> _EXERCISE_:
Repeat all the material exactly; pictures stay out of your copy.

> _DATASET SECTION_:
....................

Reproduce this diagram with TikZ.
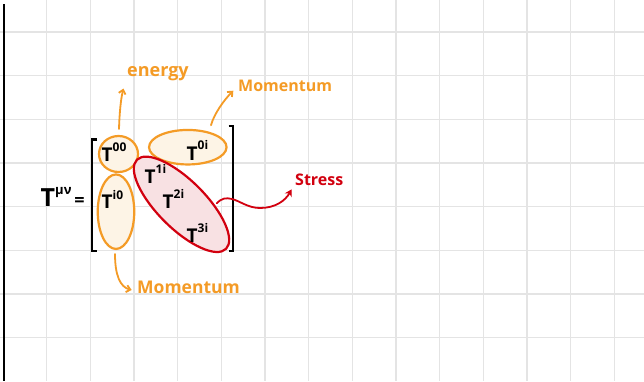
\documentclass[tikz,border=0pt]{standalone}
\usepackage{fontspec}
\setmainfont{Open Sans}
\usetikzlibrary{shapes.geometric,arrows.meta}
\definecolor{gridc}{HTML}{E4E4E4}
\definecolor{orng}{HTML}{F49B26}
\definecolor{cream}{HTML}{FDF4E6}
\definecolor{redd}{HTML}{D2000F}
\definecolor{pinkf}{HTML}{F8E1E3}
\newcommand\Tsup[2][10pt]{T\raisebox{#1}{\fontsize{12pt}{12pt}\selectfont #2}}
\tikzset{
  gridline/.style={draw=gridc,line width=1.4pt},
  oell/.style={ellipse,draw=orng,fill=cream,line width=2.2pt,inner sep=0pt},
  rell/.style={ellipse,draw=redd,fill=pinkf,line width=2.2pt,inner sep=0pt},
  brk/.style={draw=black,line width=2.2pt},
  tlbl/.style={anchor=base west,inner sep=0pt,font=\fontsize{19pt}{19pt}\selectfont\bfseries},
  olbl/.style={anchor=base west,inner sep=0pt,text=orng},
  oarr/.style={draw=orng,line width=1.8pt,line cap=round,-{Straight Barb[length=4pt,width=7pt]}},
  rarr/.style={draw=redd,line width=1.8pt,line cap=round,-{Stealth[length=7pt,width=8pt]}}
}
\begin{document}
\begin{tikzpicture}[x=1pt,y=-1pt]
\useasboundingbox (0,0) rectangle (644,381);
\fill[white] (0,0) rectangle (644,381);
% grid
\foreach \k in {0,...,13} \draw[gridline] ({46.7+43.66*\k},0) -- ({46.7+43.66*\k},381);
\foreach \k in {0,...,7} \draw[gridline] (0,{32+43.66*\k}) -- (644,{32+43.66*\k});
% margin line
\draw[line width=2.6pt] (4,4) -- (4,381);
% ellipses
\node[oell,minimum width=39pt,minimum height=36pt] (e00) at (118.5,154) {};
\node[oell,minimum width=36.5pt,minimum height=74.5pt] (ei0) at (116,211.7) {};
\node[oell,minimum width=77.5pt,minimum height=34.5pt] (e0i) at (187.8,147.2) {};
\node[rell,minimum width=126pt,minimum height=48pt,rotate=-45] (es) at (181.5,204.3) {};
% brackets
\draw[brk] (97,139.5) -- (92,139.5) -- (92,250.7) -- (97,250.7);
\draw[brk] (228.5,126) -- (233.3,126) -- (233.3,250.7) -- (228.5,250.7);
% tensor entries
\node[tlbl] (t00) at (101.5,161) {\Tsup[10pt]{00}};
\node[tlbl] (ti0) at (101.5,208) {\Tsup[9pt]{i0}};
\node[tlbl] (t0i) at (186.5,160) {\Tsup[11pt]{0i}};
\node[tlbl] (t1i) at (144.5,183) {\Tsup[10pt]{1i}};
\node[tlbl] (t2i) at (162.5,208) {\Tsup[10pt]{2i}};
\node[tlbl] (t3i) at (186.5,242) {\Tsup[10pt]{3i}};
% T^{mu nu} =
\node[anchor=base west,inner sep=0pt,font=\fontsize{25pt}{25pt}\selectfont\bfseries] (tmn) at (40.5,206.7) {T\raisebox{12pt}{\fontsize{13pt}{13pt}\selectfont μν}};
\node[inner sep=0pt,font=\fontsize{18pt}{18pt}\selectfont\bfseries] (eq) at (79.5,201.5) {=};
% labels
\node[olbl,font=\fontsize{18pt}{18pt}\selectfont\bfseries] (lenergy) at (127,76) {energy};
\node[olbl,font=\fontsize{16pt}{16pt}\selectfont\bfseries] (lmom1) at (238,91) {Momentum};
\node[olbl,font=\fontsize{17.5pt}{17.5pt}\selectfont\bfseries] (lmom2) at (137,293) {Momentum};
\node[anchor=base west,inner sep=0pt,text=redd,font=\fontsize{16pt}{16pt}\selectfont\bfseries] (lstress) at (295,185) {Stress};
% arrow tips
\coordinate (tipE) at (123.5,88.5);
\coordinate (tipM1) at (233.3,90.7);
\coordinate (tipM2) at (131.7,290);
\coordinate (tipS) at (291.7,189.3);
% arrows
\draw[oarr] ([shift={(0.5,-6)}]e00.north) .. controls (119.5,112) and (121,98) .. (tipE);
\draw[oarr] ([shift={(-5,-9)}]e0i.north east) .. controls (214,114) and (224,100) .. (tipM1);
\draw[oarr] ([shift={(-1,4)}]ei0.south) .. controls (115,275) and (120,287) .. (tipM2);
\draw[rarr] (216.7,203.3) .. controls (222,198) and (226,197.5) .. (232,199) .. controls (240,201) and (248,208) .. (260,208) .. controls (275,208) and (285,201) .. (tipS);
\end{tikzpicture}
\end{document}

....................

> _THE RESPONSE_:
Reproduce this diagram with TikZ.
\documentclass[tikz,border=0pt]{standalone}
\usepackage{fontspec}
\setmainfont{Open Sans}
\usetikzlibrary{shapes.geometric,arrows.meta}
\definecolor{gridc}{HTML}{E4E4E4}
\definecolor{orng}{HTML}{F49B26}
\definecolor{cream}{HTML}{FDF4E6}
\definecolor{redd}{HTML}{D2000F}
\definecolor{pinkf}{HTML}{F8E1E3}
\newcommand\Tsup[2][10pt]{T\raisebox{#1}{\fontsize{12pt}{12pt}\selectfont #2}}
\tikzset{
  gridline/.style={draw=gridc,line width=1.4pt},
  oell/.style={ellipse,draw=orng,fill=cream,line width=2.2pt,inner sep=0pt},
  rell/.style={ellipse,draw=redd,fill=pinkf,line width=2.2pt,inner sep=0pt},
  brk/.style={draw=black,line width=2.2pt},
  tlbl/.style={anchor=base west,inner sep=0pt,font=\fontsize{19pt}{19pt}\selectfont\bfseries},
  olbl/.style={anchor=base west,inner sep=0pt,text=orng},
  oarr/.style={draw=orng,line width=1.8pt,line cap=round,-{Straight Barb[length=4pt,width=7pt]}},
  rarr/.style={draw=redd,line width=1.8pt,line cap=round,-{Stealth[length=7pt,width=8pt]}}
}
\begin{document}
\begin{tikzpicture}[x=1pt,y=-1pt]
\useasboundingbox (0,0) rectangle (644,381);
\fill[white] (0,0) rectangle (644,381);
% grid
\foreach \k in {0,...,13} \draw[gridline] ({46.7+43.66*\k},0) -- ({46.7+43.66*\k},381);
\foreach \k in {0,...,7} \draw[gridline] (0,{32+43.66*\k}) -- (644,{32+43.66*\k});
% margin line
\draw[line width=2.6pt] (4,4) -- (4,381);
% ellipses
\node[oell,minimum width=39pt,minimum height=36pt] (e00) at (118.5,154) {};
\node[oell,minimum width=36.5pt,minimum height=74.5pt] (ei0) at (116,211.7) {};
\node[oell,minimum width=77.5pt,minimum height=34.5pt] (e0i) at (187.8,147.2) {};
\node[rell,minimum width=126pt,minimum height=48pt,rotate=-45] (es) at (181.5,204.3) {};
% brackets
\draw[brk] (97,139.5) -- (92,139.5) -- (92,250.7) -- (97,250.7);
\draw[brk] (228.5,126) -- (233.3,126) -- (233.3,250.7) -- (228.5,250.7);
% tensor entries
\node[tlbl] (t00) at (101.5,161) {\Tsup[10pt]{00}};
\node[tlbl] (ti0) at (101.5,208) {\Tsup[9pt]{i0}};
\node[tlbl] (t0i) at (186.5,160) {\Tsup[11pt]{0i}};
\node[tlbl] (t1i) at (144.5,183) {\Tsup[10pt]{1i}};
\node[tlbl] (t2i) at (162.5,208) {\Tsup[10pt]{2i}};
\node[tlbl] (t3i) at (186.5,242) {\Tsup[10pt]{3i}};
% T^{mu nu} =
\node[anchor=base west,inner sep=0pt,font=\fontsize{25pt}{25pt}\selectfont\bfseries] (tmn) at (40.5,206.7) {T\raisebox{12pt}{\fontsize{13pt}{13pt}\selectfont μν}};
\node[inner sep=0pt,font=\fontsize{18pt}{18pt}\selectfont\bfseries] (eq) at (79.5,201.5) {=};
% labels
\node[olbl,font=\fontsize{18pt}{18pt}\selectfont\bfseries] (lenergy) at (127,76) {energy};
\node[olbl,font=\fontsize{16pt}{16pt}\selectfont\bfseries] (lmom1) at (238,91) {Momentum};
\node[olbl,font=\fontsize{17.5pt}{17.5pt}\selectfont\bfseries] (lmom2) at (137,293) {Momentum};
\node[anchor=base west,inner sep=0pt,text=redd,font=\fontsize{16pt}{16pt}\selectfont\bfseries] (lstress) at (295,185) {Stress};
% arrow tips
\coordinate (tipE) at (123.5,88.5);
\coordinate (tipM1) at (233.3,90.7);
\coordinate (tipM2) at (131.7,290);
\coordinate (tipS) at (291.7,189.3);
% arrows
\draw[oarr] ([shift={(0.5,-6)}]e00.north) .. controls (119.5,112) and (121,98) .. (tipE);
\draw[oarr] ([shift={(-5,-9)}]e0i.north east) .. controls (214,114) and (224,100) .. (tipM1);
\draw[oarr] ([shift={(-1,4)}]ei0.south) .. controls (115,275) and (120,287) .. (tipM2);
\draw[rarr] (216.7,203.3) .. controls (222,198) and (226,197.5) .. (232,199) .. controls (240,201) and (248,208) .. (260,208) .. controls (275,208) and (285,201) .. (tipS);
\end{tikzpicture}
\end{document}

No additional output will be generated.